───── Task inputs

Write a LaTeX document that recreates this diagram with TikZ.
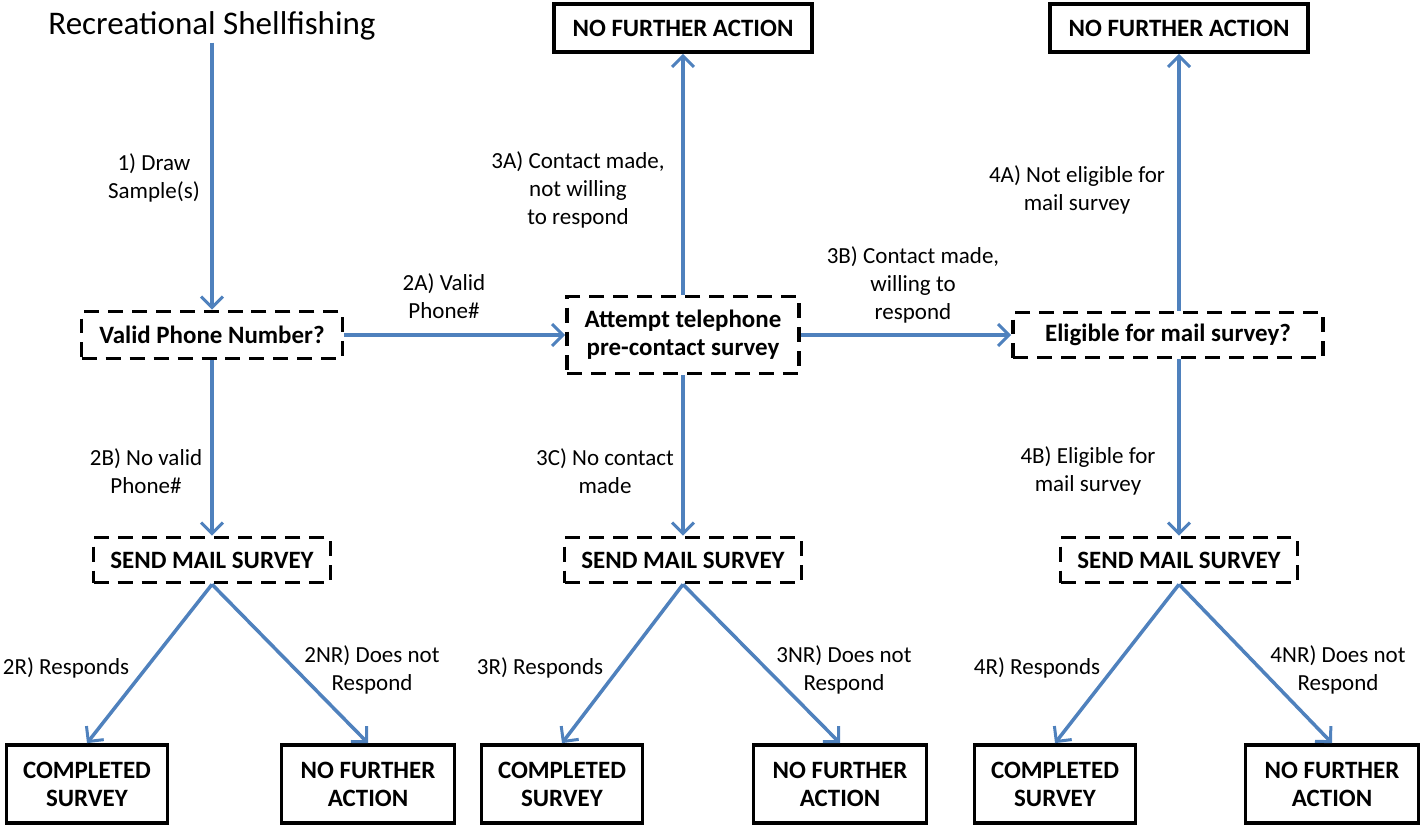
\documentclass[tikz,border=0pt]{standalone}
\usepackage{fontspec}
\setmainfont{Carlito}
\usetikzlibrary{arrows.meta}

\definecolor{flowblue}{RGB}{79,129,189}
\newcommand{\titlefont}{\fontsize{18.8}{22}\selectfont}
\newcommand{\boxfont}{\fontsize{14.2}{16}\selectfont\bfseries}
\newcommand{\notefont}{\fontsize{13.1}{15.9}\selectfont}

\tikzset{
  dashbox/.style={draw, line width=0.075cm, dash pattern=on 0.3cm off 0.18cm, inner sep=0pt, align=center, font=\boxfont},
  solidbox/.style={draw, line width=0.075cm, inner sep=0pt, align=center, font=\boxfont},
  flow/.style={draw=flowblue, line width=0.07cm, -{Straight Barb[length=0.22cm, width=0.44cm, line width=0.06cm]}},
  note/.style={inner sep=0pt, align=center, font=\notefont}
}

\begin{document}
\begin{tikzpicture}[x=0.02cm, y=-0.02cm]
\useasboundingbox (0, 0) rectangle (1423, 825);

\node[font=\titlefont, inner sep=0.04cm] (title) at (212, 26) {Recreational Shellfishing};

% decision boxes
\node[dashbox, minimum width=5.22cm, minimum height=0.94cm] (valid box) at (212, 335) {Valid Phone Number?};
\node[dashbox, minimum width=4.64cm, minimum height=1.54cm] (attempt box) at (683, 335) {Attempt telephone\\pre-contact survey};
\node[dashbox, minimum width=6.2cm, minimum height=0.9cm] (eligible box) at (1168, 335) {Eligible for mail survey?};

\node[solidbox, minimum width=5.16cm, minimum height=0.96cm] (stop box a) at (683, 28) {NO FURTHER ACTION};
\node[solidbox, minimum width=5.16cm, minimum height=0.96cm] (stop box b) at (1179, 28) {NO FURTHER ACTION};

% mail survey boxes
\node[dashbox, minimum width=4.74cm, minimum height=0.9cm] (send box 1) at (212, 560) {SEND MAIL SURVEY};
\node[dashbox, minimum width=4.74cm, minimum height=0.9cm] (send box 2) at (683, 560) {SEND MAIL SURVEY};
\node[dashbox, minimum width=4.74cm, minimum height=0.9cm] (send box 3) at (1179, 560) {SEND MAIL SURVEY};

% outcomes
\node[solidbox, minimum width=3.22cm, minimum height=1.56cm] (done box 1) at (87, 784) {COMPLETED\\SURVEY};
\node[solidbox, minimum width=3.46cm, minimum height=1.56cm] (stop box 1) at (368, 784) {NO FURTHER\\ACTION};
\node[solidbox, minimum width=3.22cm, minimum height=1.56cm] (done box 2) at (562, 784) {COMPLETED\\SURVEY};
\node[solidbox, minimum width=3.46cm, minimum height=1.56cm] (stop box 2) at (840, 784) {NO FURTHER\\ACTION};
\node[solidbox, minimum width=3.22cm, minimum height=1.56cm] (done box 3) at (1055, 784) {COMPLETED\\SURVEY};
\node[solidbox, minimum width=3.46cm, minimum height=1.56cm] (stop box 3) at (1332, 784) {NO FURTHER\\ACTION};

% labels
\node[note] (draw label) at (154, 178) {1) Draw\\Sample(s)};
\node[note] (valid label) at (444, 296) {2A) Valid\\Phone\#};
\node[note] (novalid label) at (146, 471) {2B) No valid\\Phone\#};
\node[note] (refuse label) at (578, 190) {3A) Contact made,\\not willing\\to respond};
\node[note] (willing label) at (913, 285) {3B) Contact made,\\willing to\\respond};
\node[note] (nocontact label) at (605, 471) {3C) No contact\\made};
\node[note] (ineligible label) at (1077, 190) {4A) Not eligible for\\mail survey};
\node[note] (eligible label) at (1088, 471) {4B) Eligible for\\mail survey};

\node[note] (responds label 1) at (66, 668) {2R) Responds};
\node[note] (silent label 1) at (372, 670) {2NR) Does not\\Respond};
\node[note] (responds label 2) at (540, 668) {3R) Responds};
\node[note] (silent label 2) at (844, 670) {3NR) Does not\\Respond};
\node[note] (responds label 3) at (1037, 668) {4R) Responds};
\node[note] (silent label 3) at (1338, 670) {4NR) Does not\\Respond};

% connectors
\draw[flow] (title.south) -- (valid box.north);
\draw[flow] (valid box.east) -- (attempt box.west);
\draw[flow] (attempt box.east) -- (eligible box.west);
\draw[flow] (attempt box.north) -- (stop box a.south);
\draw[flow] (eligible box.north -| stop box b.south) -- (stop box b.south);

\draw[flow] (valid box.south) -- (send box 1.north);
\draw[flow] (attempt box.south) -- (send box 2.north);
\draw[flow] (eligible box.south -| send box 3.north) -- (send box 3.north);

\draw[flow] (send box 1.south) -- (done box 1.north);
\draw[flow] (send box 1.south) -- (stop box 1.north);
\draw[flow] (send box 2.south) -- (done box 2.north);
\draw[flow] (send box 2.south) -- (stop box 2.north);
\draw[flow] (send box 3.south) -- (done box 3.north);
\draw[flow] (send box 3.south) -- (stop box 3.north);
\end{tikzpicture}
\end{document}
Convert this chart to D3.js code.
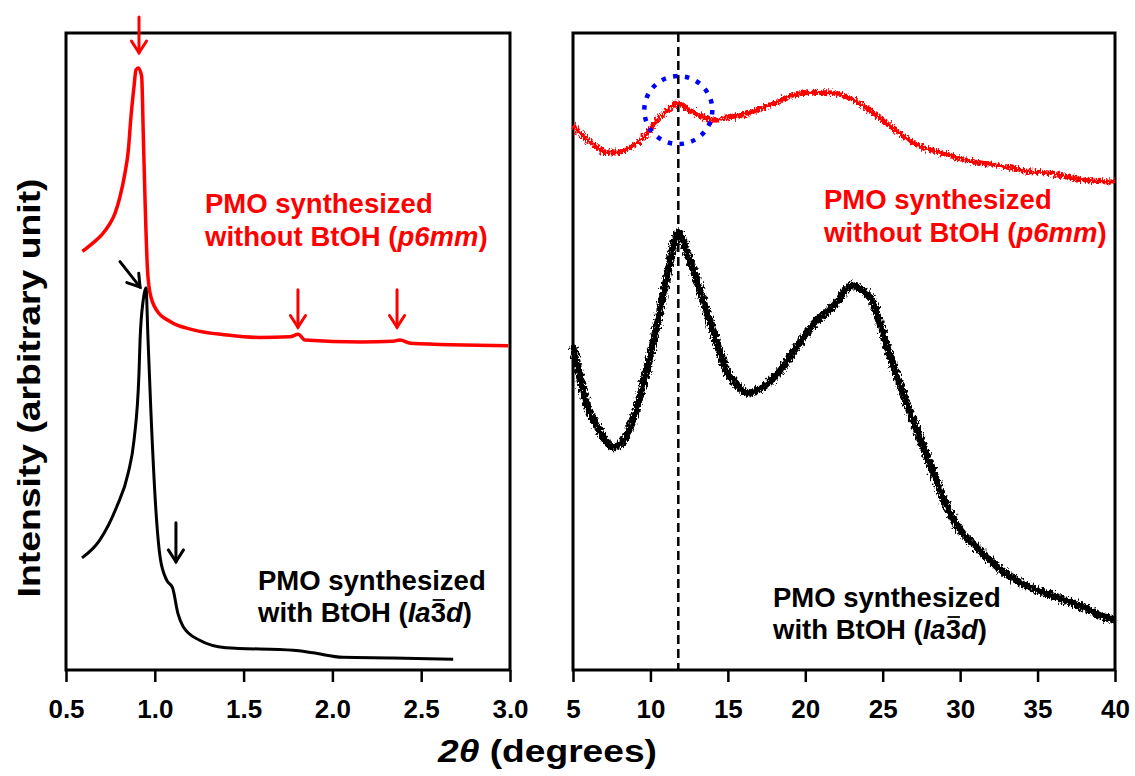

──────────

What you need to do
Repeat the listing above up to and including the line with "rectangle (1423, 825);", starting from its first line. Drop any pictures.

Solution
Write a LaTeX document that recreates this diagram with TikZ.
\documentclass[tikz,border=0pt]{standalone}
\usepackage{fontspec}
\setmainfont{Carlito}
\usetikzlibrary{arrows.meta}

\definecolor{flowblue}{RGB}{79,129,189}
\newcommand{\titlefont}{\fontsize{18.8}{22}\selectfont}
\newcommand{\boxfont}{\fontsize{14.2}{16}\selectfont\bfseries}
\newcommand{\notefont}{\fontsize{13.1}{15.9}\selectfont}

\tikzset{
  dashbox/.style={draw, line width=0.075cm, dash pattern=on 0.3cm off 0.18cm, inner sep=0pt, align=center, font=\boxfont},
  solidbox/.style={draw, line width=0.075cm, inner sep=0pt, align=center, font=\boxfont},
  flow/.style={draw=flowblue, line width=0.07cm, -{Straight Barb[length=0.22cm, width=0.44cm, line width=0.06cm]}},
  note/.style={inner sep=0pt, align=center, font=\notefont}
}

\begin{document}
\begin{tikzpicture}[x=0.02cm, y=-0.02cm]
\useasboundingbox (0, 0) rectangle (1423, 825);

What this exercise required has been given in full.